My first show was October 30, 2004. That night, I had said to myself I did not want to be known as "that white girl who sings Hindi songs." I wanted to be known as someone who sang Hindi songs well. The first is easy to achieve. The second is much more difficult. I don't want to be a parrot who sings unknown words without understanding their meaning, good at imitating but no originality. It's been done. I don't want to be a pretty face, a gori who sings Hindi songs, Carefree White Girl jaunting off to India for "adventure" and singing for the novelty factor. It's also been done. 

I have, over many years, come to the understanding that I did not grow up with these sounds in my ears, do not have extensive Indian classical training or exposure, and so the beautiful songs of yesteryear are inaccessible to me; I cannot do them justice. I can only give a mere shadow of their subtle beauty.

And to tell the truth, the more Hindi I know, the less I like the modern songs. Turns of phrase that seemed romantic at one time (tere saath jiyoon, tere saath maroon) are so incredibly cliche, and some songs are just so stupid and immature (Mere jaise laakhon mile honge tujhko piya, mujhe to mila tu hi - seriously?). Not to mention Hinglish lyrics like "Zara zara touch me touch me touch me" which have absolutely no literary merit and don't do anything for the gori stereotype I constantly have to challenge. 

I've become quite disillusioned, to say the least. By the songs themselves, by the vocal brick walls I run into, by the fact that people are so okay with my doing this just because I'm white that I don't get any sort of constructive feedback but lots of empty praise, by the fact I have sung for eight years and I still cannot solve the vocal issues I started out with. 

I had been feeling this way for a long time, but finally realized I needed to make an actual decision about what to do with these feelings when a friend Liked one of my old videos on Facebook, which made it pop up in others' feeds, and suddenly I had 39 Likes and 38 comments in the span of a few hours. My reaction was not to be happy at all, but to cry all evening and wish it would just go away. I didn't want to be associated with that three-year-old video. It was Andrea -- nay, Adriana, the one-trick pony, the party novelty, the girl dragged, protesting, over to Vishal Dadlani at a club in Delhi and being commanded to sing on cue. The person who doesn't need to improve even over three years or eight years because HOW DIFFERENT, SHE SINGS HINDI SONGS.

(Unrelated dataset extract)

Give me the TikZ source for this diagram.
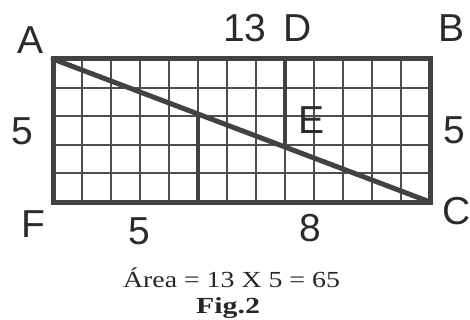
\documentclass[tikz,border=0pt]{standalone}
\usepackage{fontspec}
\setmainfont{Liberation Serif}
\newfontfamily\labfont{Liberation Sans}
\usetikzlibrary{calc}
\definecolor{inkdark}{HTML}{424242}
\definecolor{inkgrid}{HTML}{4D4D4D}
\definecolor{inktext}{HTML}{2B2B2B}
\tikzset{
  border/.style={draw=inkdark, line width=5pt, line join=miter},
  gridline/.style={draw=inkgrid, line width=1.9pt},
  thickline/.style={draw=inkdark, line width=4.5pt},
  diag/.style={draw=inkdark, line width=5pt, line cap=round},
  lab/.style={inner sep=0pt, text=inktext, font=\labfont\fontsize{39}{40}\selectfont},
  captiontext/.style={inner sep=0pt, text=black!85, anchor=base},
}
\begin{document}
\begin{tikzpicture}[x=1pt,y=-1pt]
\useasboundingbox (0,0) rectangle (470,320);
% corners
\coordinate (A) at (53,59);
\coordinate (B) at (430,59);
\coordinate (C) at (430,202);
\coordinate (F) at (53,202);
% grid
\foreach \i in {1,...,12} {
  \draw[gridline] ($(A)!\i/13!(B)$) -- ($(F)!\i/13!(C)$);
}
\foreach \j in {1,...,4} {
  \draw[gridline] ($(A)!\j/5!(F)$) -- ($(B)!\j/5!(C)$);
}
% thick segments
\coordinate (D) at ($(A)!8/13!(B)$);
\coordinate (Dd) at ($(A)!8/13!(C)$);
\coordinate (G) at ($(F)!5/13!(C)$);
\coordinate (Gd) at ($(A)!5/13!(C)$);
\draw[thickline] (D) -- (Dd);
\draw[thickline] (Gd) -- (G);
\draw[diag] (A) -- (C);
\draw[border] (A) rectangle (C);
% labels
\node[lab] (lA) at (31,40) {A};
\node[lab] (l13) at (245,28) {13};
\node[lab] (lD) at (298,28) {D};
\node[lab] (lB) at (451,28) {B};
\node[lab] (l5a) at (22,131) {5};
\node[lab] (lE) at (312,120) {E};
\node[lab] (l5b) at (454,130) {5};
\node[lab] (lF) at (33,224) {F};
\node[lab] (l5c) at (139,231) {5};
\node[lab] (l8) at (310,228) {8};
\node[lab] (lC) at (457,211) {C};
\node[captiontext] (area) at (231.5,287) {\scalebox{1.21}[1]{\fontsize{23}{24}\selectfont Área = 13 X 5 = 65}};
\node[captiontext] (fig) at (228,313) {\scalebox{1.3}[1]{\fontsize{23}{24}\selectfont\bfseries Fig.2}};
\end{tikzpicture}
\end{document}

Those are not the standards I set for myself. I didn't want to be appreciated for being different, or for 'just trying.' I wanted to be good at it, to sing what was really in my heart. But it's a far-off goal, unreachable as long as I cling to my quotidian life, which I have never been able to let go of, nor do I think I should. I can think of many more ways to spend my waking hours than to beat my tiny wings on this particular pane of glass. I know there's another direction I can go in. Spend more time at the gym. Cook good dinners. Translate some Bengali songs. Pick up the phone and call my friends. 

You want to hear a white girl singing Indian songs who is actually good? Listen to Nicki Wells. And then close your eyes and just listen and forget she's not Indian. Because you can. 

Now, I'm not quitting singing forever. I still take Rabindrasangeet lessons - that place I fled to when the Bollywood illusion proved itself to be so. But I do that for me, on my own terms. I'm not spreading myself too thin, trying to be everything to everyone; I am concentrating on one thing and doing it for my own love of it, not for others' admiration of me. 

I am thankful to all of those who supported me along the way and am glad for all the good things in my life that have come from singing. I know those friendships and those good things don't need the excuse of my singing to exist, and those are things I hope to keep forever.